* Given exercise *
Count each line below that has "full" anywhere in it. Answer with the total alone.

* Provided information *
━━━━━━
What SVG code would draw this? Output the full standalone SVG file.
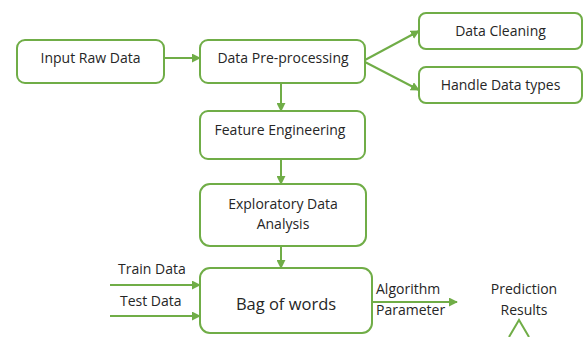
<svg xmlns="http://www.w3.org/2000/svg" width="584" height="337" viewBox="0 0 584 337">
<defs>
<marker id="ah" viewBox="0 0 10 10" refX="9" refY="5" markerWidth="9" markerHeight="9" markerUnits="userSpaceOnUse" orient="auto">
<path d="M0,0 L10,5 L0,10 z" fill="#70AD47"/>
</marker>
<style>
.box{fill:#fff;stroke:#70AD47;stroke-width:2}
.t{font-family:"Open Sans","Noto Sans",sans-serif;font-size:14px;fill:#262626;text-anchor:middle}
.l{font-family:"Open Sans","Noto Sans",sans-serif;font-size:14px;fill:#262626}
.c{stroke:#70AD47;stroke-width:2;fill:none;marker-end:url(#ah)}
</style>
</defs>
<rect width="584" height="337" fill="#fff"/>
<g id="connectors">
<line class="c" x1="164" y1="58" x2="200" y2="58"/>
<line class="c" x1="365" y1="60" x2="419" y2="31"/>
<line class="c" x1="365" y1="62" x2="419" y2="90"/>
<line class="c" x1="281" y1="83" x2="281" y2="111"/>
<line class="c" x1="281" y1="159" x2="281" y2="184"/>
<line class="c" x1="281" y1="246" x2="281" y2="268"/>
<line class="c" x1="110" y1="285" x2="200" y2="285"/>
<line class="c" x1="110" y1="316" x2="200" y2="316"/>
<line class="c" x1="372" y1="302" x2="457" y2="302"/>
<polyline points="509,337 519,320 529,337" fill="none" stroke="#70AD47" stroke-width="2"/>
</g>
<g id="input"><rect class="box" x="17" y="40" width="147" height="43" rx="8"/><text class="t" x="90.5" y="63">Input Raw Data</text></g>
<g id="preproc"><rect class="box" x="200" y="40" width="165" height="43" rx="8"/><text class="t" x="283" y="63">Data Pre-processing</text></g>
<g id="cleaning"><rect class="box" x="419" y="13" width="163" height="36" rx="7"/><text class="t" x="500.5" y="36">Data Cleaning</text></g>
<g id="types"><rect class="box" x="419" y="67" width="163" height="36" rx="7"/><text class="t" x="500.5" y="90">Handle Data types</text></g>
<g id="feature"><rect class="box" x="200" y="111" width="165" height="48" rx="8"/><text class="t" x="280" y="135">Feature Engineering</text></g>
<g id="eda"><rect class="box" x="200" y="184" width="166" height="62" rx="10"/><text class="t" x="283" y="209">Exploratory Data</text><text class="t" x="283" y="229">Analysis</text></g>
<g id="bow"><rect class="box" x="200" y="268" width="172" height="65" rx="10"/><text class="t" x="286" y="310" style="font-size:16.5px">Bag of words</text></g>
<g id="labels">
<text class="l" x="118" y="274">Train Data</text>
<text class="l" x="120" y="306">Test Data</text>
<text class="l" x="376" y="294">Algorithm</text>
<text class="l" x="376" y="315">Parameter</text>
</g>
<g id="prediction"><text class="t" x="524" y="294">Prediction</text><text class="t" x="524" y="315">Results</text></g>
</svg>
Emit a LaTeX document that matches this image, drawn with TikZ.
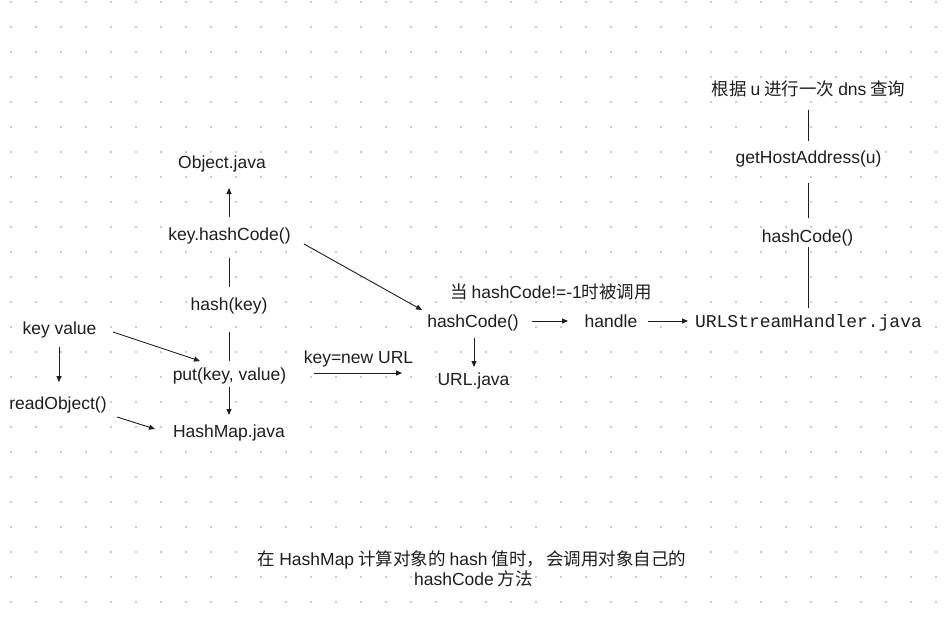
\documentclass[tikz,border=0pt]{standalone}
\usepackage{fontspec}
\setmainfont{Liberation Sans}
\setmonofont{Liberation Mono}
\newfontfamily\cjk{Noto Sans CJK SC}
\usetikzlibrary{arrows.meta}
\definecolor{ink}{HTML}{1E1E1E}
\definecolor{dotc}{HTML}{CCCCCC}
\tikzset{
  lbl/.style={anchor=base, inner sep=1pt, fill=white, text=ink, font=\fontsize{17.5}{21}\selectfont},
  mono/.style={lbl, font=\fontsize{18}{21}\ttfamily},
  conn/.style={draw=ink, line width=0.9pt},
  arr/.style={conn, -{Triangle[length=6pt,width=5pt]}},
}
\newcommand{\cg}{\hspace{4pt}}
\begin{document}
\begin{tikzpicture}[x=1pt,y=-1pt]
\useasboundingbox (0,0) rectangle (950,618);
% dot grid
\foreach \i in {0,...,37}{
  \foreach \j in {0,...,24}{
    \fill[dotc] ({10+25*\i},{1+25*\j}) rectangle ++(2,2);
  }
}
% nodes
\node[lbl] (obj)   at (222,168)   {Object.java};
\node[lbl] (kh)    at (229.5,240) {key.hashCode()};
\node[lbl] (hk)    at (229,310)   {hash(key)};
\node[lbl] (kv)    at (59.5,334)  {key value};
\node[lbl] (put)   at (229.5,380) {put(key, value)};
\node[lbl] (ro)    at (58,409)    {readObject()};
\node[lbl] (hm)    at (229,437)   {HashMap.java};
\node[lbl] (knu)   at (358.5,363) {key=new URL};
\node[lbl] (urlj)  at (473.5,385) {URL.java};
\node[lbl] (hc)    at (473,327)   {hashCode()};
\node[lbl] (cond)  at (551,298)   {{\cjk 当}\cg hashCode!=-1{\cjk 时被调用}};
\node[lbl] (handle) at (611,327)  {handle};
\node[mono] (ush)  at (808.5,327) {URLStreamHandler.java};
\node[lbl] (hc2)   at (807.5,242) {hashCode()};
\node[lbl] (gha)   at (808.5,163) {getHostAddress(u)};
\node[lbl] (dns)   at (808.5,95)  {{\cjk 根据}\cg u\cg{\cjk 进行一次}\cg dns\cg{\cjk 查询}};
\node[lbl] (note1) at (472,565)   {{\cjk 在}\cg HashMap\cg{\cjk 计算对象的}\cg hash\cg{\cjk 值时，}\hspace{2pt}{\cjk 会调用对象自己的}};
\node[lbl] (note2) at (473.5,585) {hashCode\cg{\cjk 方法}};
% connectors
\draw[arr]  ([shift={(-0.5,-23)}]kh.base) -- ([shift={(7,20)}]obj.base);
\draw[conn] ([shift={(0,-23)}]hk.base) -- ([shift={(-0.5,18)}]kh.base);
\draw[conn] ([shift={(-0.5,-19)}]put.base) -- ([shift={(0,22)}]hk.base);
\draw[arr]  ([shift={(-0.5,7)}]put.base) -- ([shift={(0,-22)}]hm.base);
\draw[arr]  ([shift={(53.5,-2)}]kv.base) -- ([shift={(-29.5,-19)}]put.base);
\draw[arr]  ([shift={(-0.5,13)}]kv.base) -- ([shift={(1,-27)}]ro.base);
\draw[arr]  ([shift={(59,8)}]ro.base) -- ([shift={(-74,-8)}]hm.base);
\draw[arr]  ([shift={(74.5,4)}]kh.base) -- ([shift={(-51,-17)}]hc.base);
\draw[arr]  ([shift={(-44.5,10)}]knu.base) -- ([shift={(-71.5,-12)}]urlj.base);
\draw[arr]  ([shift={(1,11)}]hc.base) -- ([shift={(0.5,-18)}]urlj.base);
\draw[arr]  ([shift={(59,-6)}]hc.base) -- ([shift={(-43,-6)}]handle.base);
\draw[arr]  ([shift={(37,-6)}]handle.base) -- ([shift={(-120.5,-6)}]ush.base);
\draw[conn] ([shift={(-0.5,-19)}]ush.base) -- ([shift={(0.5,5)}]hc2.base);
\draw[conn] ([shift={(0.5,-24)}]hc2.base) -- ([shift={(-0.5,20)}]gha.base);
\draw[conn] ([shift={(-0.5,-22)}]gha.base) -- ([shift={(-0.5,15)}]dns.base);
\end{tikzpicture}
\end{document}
━━━━━━
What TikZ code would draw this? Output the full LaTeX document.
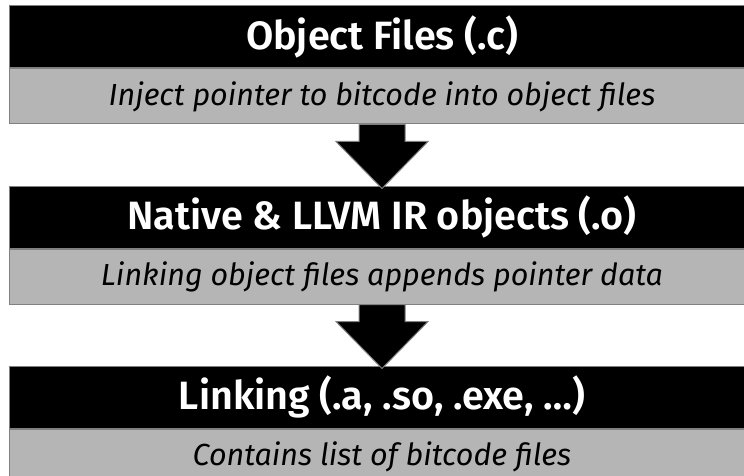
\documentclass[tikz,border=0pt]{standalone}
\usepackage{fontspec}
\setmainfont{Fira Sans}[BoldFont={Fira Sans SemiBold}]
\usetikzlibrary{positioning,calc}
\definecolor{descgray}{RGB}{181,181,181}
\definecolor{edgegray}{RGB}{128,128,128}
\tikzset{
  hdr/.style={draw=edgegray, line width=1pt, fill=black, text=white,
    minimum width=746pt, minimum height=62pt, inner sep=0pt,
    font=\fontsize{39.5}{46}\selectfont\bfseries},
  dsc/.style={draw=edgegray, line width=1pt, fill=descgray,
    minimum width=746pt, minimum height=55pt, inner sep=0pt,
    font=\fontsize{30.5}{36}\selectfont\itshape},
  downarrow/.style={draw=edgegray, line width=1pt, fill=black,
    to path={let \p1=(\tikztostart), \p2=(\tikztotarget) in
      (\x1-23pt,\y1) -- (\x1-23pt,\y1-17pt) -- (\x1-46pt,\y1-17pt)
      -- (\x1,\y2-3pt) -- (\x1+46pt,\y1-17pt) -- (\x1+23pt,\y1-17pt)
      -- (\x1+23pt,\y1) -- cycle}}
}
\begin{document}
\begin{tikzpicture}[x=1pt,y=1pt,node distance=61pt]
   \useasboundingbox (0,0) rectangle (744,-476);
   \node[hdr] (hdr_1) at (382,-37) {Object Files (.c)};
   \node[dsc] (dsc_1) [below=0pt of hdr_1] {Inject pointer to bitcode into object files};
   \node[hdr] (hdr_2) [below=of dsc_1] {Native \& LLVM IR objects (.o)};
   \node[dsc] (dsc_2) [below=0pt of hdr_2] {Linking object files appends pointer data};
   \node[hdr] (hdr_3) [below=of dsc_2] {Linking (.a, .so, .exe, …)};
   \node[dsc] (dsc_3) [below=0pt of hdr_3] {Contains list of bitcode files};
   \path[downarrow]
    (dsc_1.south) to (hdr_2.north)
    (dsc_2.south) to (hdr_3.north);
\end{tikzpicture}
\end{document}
━━━━━━
* Finished task *
2